> _Exercise description_: Transcribe the material word for word, but without the images.

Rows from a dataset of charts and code
+++

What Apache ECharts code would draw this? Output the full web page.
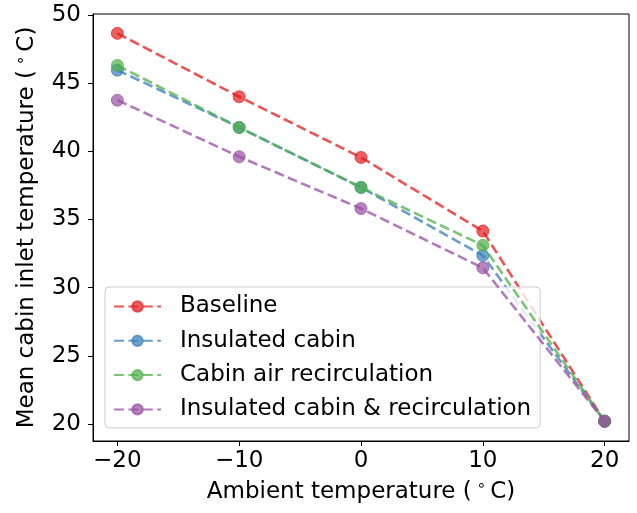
<!DOCTYPE html>
<html>
<head>
<meta charset="utf-8">
<script src="https://cdn.jsdelivr.net/npm/echarts@6/dist/echarts.min.js"></script>
<style>
html,body{margin:0;padding:0;background:#fff;}
#chart{width:637px;height:513px;}
</style>
</head>
<body>
<div id="chart"></div>
<script>
const xValues = [-20, -10, 0, 10, 20];
const baseline = [48.65, 44.0, 39.55, 34.15, 20.2];
const insulatedCabin = [45.95, 41.75, 37.35, 32.35, 20.2];
const cabinRecirc = [46.3, 41.75, 37.35, 33.1, 20.2];
const insulatedRecirc = [43.75, 39.6, 35.8, 31.45, 20.2];
const seriesNames = ['Baseline', 'Insulated cabin', 'Cabin air recirculation', 'Insulated cabin & recirculation'];
const seriesColors = ['#e41a1c', '#377eb8', '#4daf4a', '#984ea3'];
const xTicks = [-20, -10, 0, 10, 20];
const yTicks = [20, 25, 30, 35, 40, 45, 50];

const FONT = 'DejaVu Sans';
const FS = 23;
const allData = [baseline, insulatedCabin, cabinRecirc, insulatedRecirc];

function fmt(v){ return v < 0 ? '\u2212' + Math.abs(v) : String(v); }

const richName = {
  a: {fontFamily: FONT, fontSize: FS, color: '#000', lineHeight: 26},
  d: {fontFamily: FONT, fontSize: 15, color: '#000', lineHeight: 26, padding: [0, 4, 11, 5]}
};

const chart = echarts.init(document.getElementById('chart'), null, {renderer:'canvas'});
chart.setOption({
  animation: false,
  backgroundColor: '#fff',
  grid: {left: 93, right: 8, top: 14, bottom: 72, show: true, borderColor: '#000', borderWidth: 1, backgroundColor: 'transparent'},
  xAxis: {
    type: 'value', min: -22, max: 22,
    name: '{a|Ambient temperature (}{d|\u2218}{a|C)}', nameLocation: 'middle', nameGap: 38,
    nameTextStyle: {fontFamily: FONT, fontSize: FS, color: '#000', rich: richName},
    axisLine: {show: true, onZero: false, lineStyle: {color: '#000', width: 1}},
    axisTick: {show: true, length: 5, lineStyle: {color: '#000', width: 1}, customValues: xTicks},
    axisLabel: {fontFamily: FONT, fontSize: FS, color: '#000', margin: 9, customValues: xTicks, formatter: fmt},
    splitLine: {show: false}
  },
  yAxis: {
    type: 'value', min: 18.75, max: 50.07,
    name: '{a|Mean cabin inlet temperature (}{d|\u2218}{a|C)}', nameLocation: 'middle', nameGap: 53, nameRotate: 90,
    nameTextStyle: {fontFamily: FONT, fontSize: FS, color: '#000', rich: richName},
    axisLine: {show: true, onZero: false, lineStyle: {color: '#000', width: 1}},
    axisTick: {show: true, length: 5, lineStyle: {color: '#000', width: 1}, customValues: yTicks},
    axisLabel: {fontFamily: FONT, fontSize: FS, color: '#000', margin: 12, customValues: yTicks, formatter: fmt},
    splitLine: {show: false}
  },
  legend: {
    orient: 'vertical', left: 105, top: 287,
    padding: [8, 9, 7, 8], itemGap: 11.3,
    itemWidth: 47, itemHeight: 13,
    backgroundColor: 'rgba(255,255,255,0.8)', borderColor: '#cccccc', borderWidth: 1, borderRadius: 4,
    textStyle: {fontFamily: FONT, fontSize: FS, color: '#000', padding: [0, 0, 0, 14], lineHeight: 23},
    data: seriesNames
  },
  series: allData.map((d, i) => ({
    name: seriesNames[i],
    type: 'line',
    data: xValues.map((x, j) => [x, d[j]]),
    symbol: 'circle', symbolSize: 12,
    lineStyle: {color: seriesColors[i], width: 2.6, type: [10, 4.4], opacity: 0.75},
    itemStyle: {color: seriesColors[i], opacity: 0.7, borderColor: seriesColors[i], borderWidth: 1},
    z: 2 + i
  }))
});
</script>
</body>
</html>
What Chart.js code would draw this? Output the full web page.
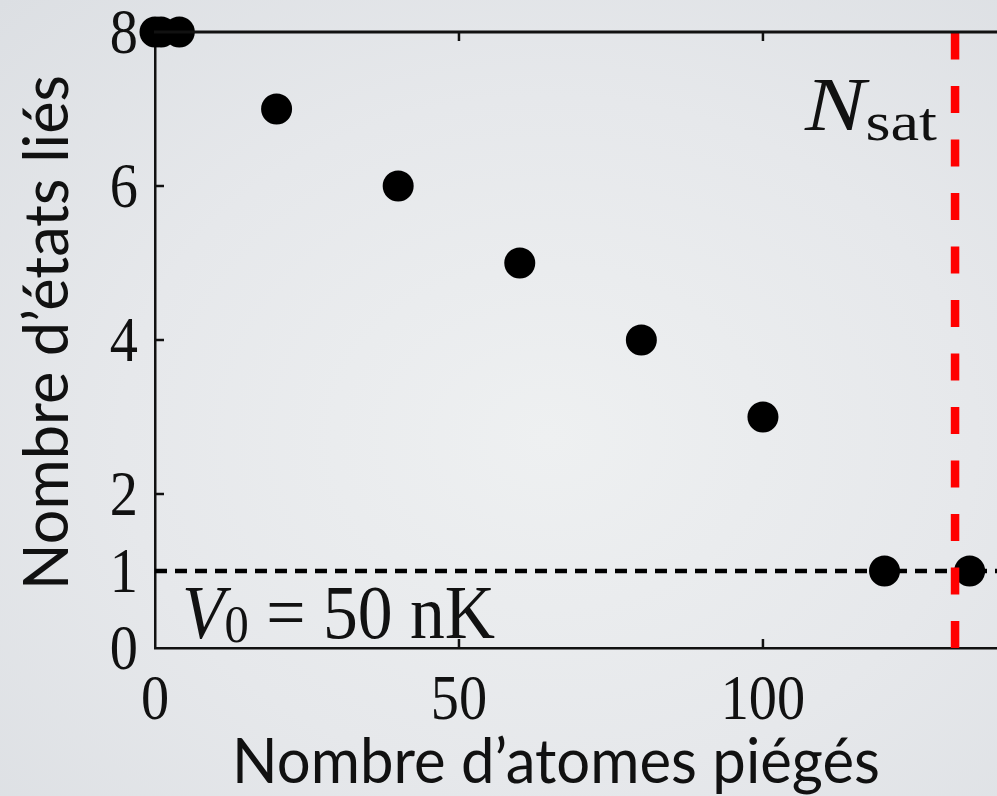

+++

> _Task response_:
What Apache ECharts code would draw this? Output the full web page.
<!DOCTYPE html>
<html>
<head>
<meta charset="utf-8">
<script src="https://cdn.jsdelivr.net/npm/echarts@6/dist/echarts.min.js"></script>
<style>
html,body{margin:0;padding:0;background:#fff;}
#chart{width:637px;height:513px;}
</style>
</head>
<body>
<div id="chart"></div>
<script>
const xValues = [-20, -10, 0, 10, 20];
const baseline = [48.65, 44.0, 39.55, 34.15, 20.2];
const insulatedCabin = [45.95, 41.75, 37.35, 32.35, 20.2];
const cabinRecirc = [46.3, 41.75, 37.35, 33.1, 20.2];
const insulatedRecirc = [43.75, 39.6, 35.8, 31.45, 20.2];
const seriesNames = ['Baseline', 'Insulated cabin', 'Cabin air recirculation', 'Insulated cabin & recirculation'];
const seriesColors = ['#e41a1c', '#377eb8', '#4daf4a', '#984ea3'];
const xTicks = [-20, -10, 0, 10, 20];
const yTicks = [20, 25, 30, 35, 40, 45, 50];

const FONT = 'DejaVu Sans';
const FS = 23;
const allData = [baseline, insulatedCabin, cabinRecirc, insulatedRecirc];

function fmt(v){ return v < 0 ? '\u2212' + Math.abs(v) : String(v); }

const richName = {
  a: {fontFamily: FONT, fontSize: FS, color: '#000', lineHeight: 26},
  d: {fontFamily: FONT, fontSize: 15, color: '#000', lineHeight: 26, padding: [0, 4, 11, 5]}
};

const chart = echarts.init(document.getElementById('chart'), null, {renderer:'canvas'});
chart.setOption({
  animation: false,
  backgroundColor: '#fff',
  grid: {left: 93, right: 8, top: 14, bottom: 72, show: true, borderColor: '#000', borderWidth: 1, backgroundColor: 'transparent'},
  xAxis: {
    type: 'value', min: -22, max: 22,
    name: '{a|Ambient temperature (}{d|\u2218}{a|C)}', nameLocation: 'middle', nameGap: 38,
    nameTextStyle: {fontFamily: FONT, fontSize: FS, color: '#000', rich: richName},
    axisLine: {show: true, onZero: false, lineStyle: {color: '#000', width: 1}},
    axisTick: {show: true, length: 5, lineStyle: {color: '#000', width: 1}, customValues: xTicks},
    axisLabel: {fontFamily: FONT, fontSize: FS, color: '#000', margin: 9, customValues: xTicks, formatter: fmt},
    splitLine: {show: false}
  },
  yAxis: {
    type: 'value', min: 18.75, max: 50.07,
    name: '{a|Mean cabin inlet temperature (}{d|\u2218}{a|C)}', nameLocation: 'middle', nameGap: 53, nameRotate: 90,
    nameTextStyle: {fontFamily: FONT, fontSize: FS, color: '#000', rich: richName},
    axisLine: {show: true, onZero: false, lineStyle: {color: '#000', width: 1}},
    axisTick: {show: true, length: 5, lineStyle: {color: '#000', width: 1}, customValues: yTicks},
    axisLabel: {fontFamily: FONT, fontSize: FS, color: '#000', margin: 12, customValues: yTicks, formatter: fmt},
    splitLine: {show: false}
  },
  legend: {
    orient: 'vertical', left: 105, top: 287,
    padding: [8, 9, 7, 8], itemGap: 11.3,
    itemWidth: 47, itemHeight: 13,
    backgroundColor: 'rgba(255,255,255,0.8)', borderColor: '#cccccc', borderWidth: 1, borderRadius: 4,
    textStyle: {fontFamily: FONT, fontSize: FS, color: '#000', padding: [0, 0, 0, 14], lineHeight: 23},
    data: seriesNames
  },
  series: allData.map((d, i) => ({
    name: seriesNames[i],
    type: 'line',
    data: xValues.map((x, j) => [x, d[j]]),
    symbol: 'circle', symbolSize: 12,
    lineStyle: {color: seriesColors[i], width: 2.6, type: [10, 4.4], opacity: 0.75},
    itemStyle: {color: seriesColors[i], opacity: 0.7, borderColor: seriesColors[i], borderWidth: 1},
    z: 2 + i
  }))
});
</script>
</body>
</html>
What Chart.js code would draw this? Output the full web page.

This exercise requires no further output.